I know people outside of science don't realise that, but publishing is only a very small element amongst the full science process. Scientists are talking together, exchanging all the time, at conferences, at workshops, ... This idea that a bad publication is fooling the domain experts does not correspond to reality. I can easily find a research paper mill and publish my made-up paper, but this would be 100% ignored by domain experts. Maybe one or two will have a look at the article, just in case, but it is totally wild to think that domain experts just randomly give a lot of credit to random unknown people rather than working with the groups of peers that they know well enough to know they are reliable. So, the percentage of "bad paper" is not a good metric: the percentage of bad papers is not at all representative of the percentage of bad papers that made it to the domain experts.
You seem to not understand the "replication crisis". The replication does not happens because the replicators are bad or the initial authors are cheating. There is a lot of causes, from the fact that science happens to the technology edge and that the technology edge is more tricky to reach, that the number of publications has increased a lot, that there is more and more economical interest trying to bias the system, to the stupid "publish or perish" + "publish only the good result" that everyone in the academic sector agree is stupid but exist because of non-academic people.

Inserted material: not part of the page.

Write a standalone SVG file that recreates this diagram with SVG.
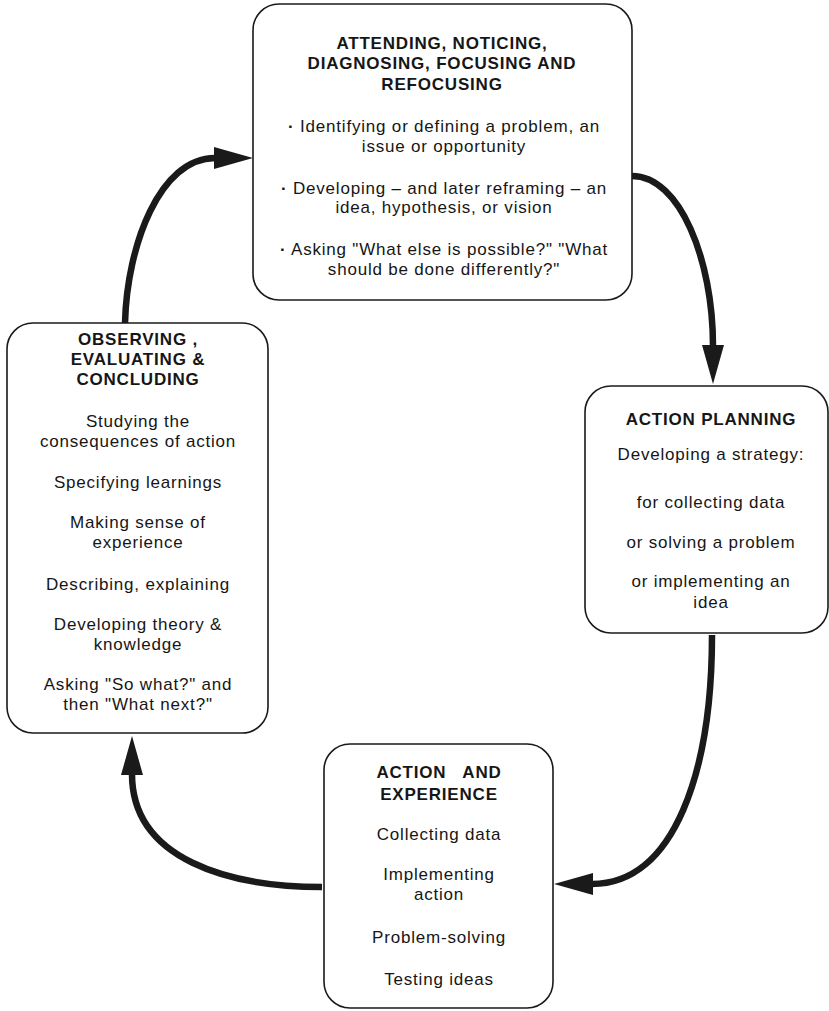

If you publish scientifically interesting result that says "we have explored this way but found nothing", you have a lot of pressure from the non-academic people who are stupid enough to say that you have wasted money.
You seems to say "I saw a broken clock once, so it means that all clocks are broken and if you pretend it is not the case, it is just because a broken clock is still correct twice a day".
> This is only true if people mindlessly re-run the code. The point of sharing it is so the code can be interrogated to see if there are quality issues.
"Mindlessly re-running the code" is one extreme. "reviewing the code perfectly" is another one. Then there are all the scenario in the middle from "reviewing almost perfectly" to "reviewing superficially but having a false feeling of security". Something very interesting to mention is that in good practices, code review is part of software development, and yet, it does not mean that software have 0 bugs. Sure, it helps, and sharing the code will help too (I've said that already), but the question is "does it help more than the problem it may create". That's my point in this discussion: too many people here just don't understand that sharing the code create biases.
> Yet we know that sharing the data is what led to uncovering some of the biggest issues in replication,
What? What are your example of "replication crisis" where the problem "uncovered" by sharing the data? Do you mix up "replication crisis" and "fraud"? Even for "fraud", sharing the data is not really the solution, people who are caught are just being reckless and they could have easily faked their data in more subtle ways. On top of that, rerunning on the same data does not help if the conclusion is incorrect because of a statistical fluctuation in the data (at 95% confidence level, 5% of the paper can be wrong while they have 0 bugs, the data is indeed telling them that the most sensible conclusion is the one they have reached, and yet these conclusions are incorrect). On the other hand, rerunning on independent data is ALWAYS exposing a fraudster.
> and I don’t see many people defending hiding data as a contradiction in the publication process.
What do you mean? At CERN, sharing the data of your newly published paper with another collaboration is strictly forbidden. Only specific samples are allowed to be shared, after a lengthy approval procedure. But the point is that a paper should provide enough information that you don't need the data to discover if the methodology is sound or not.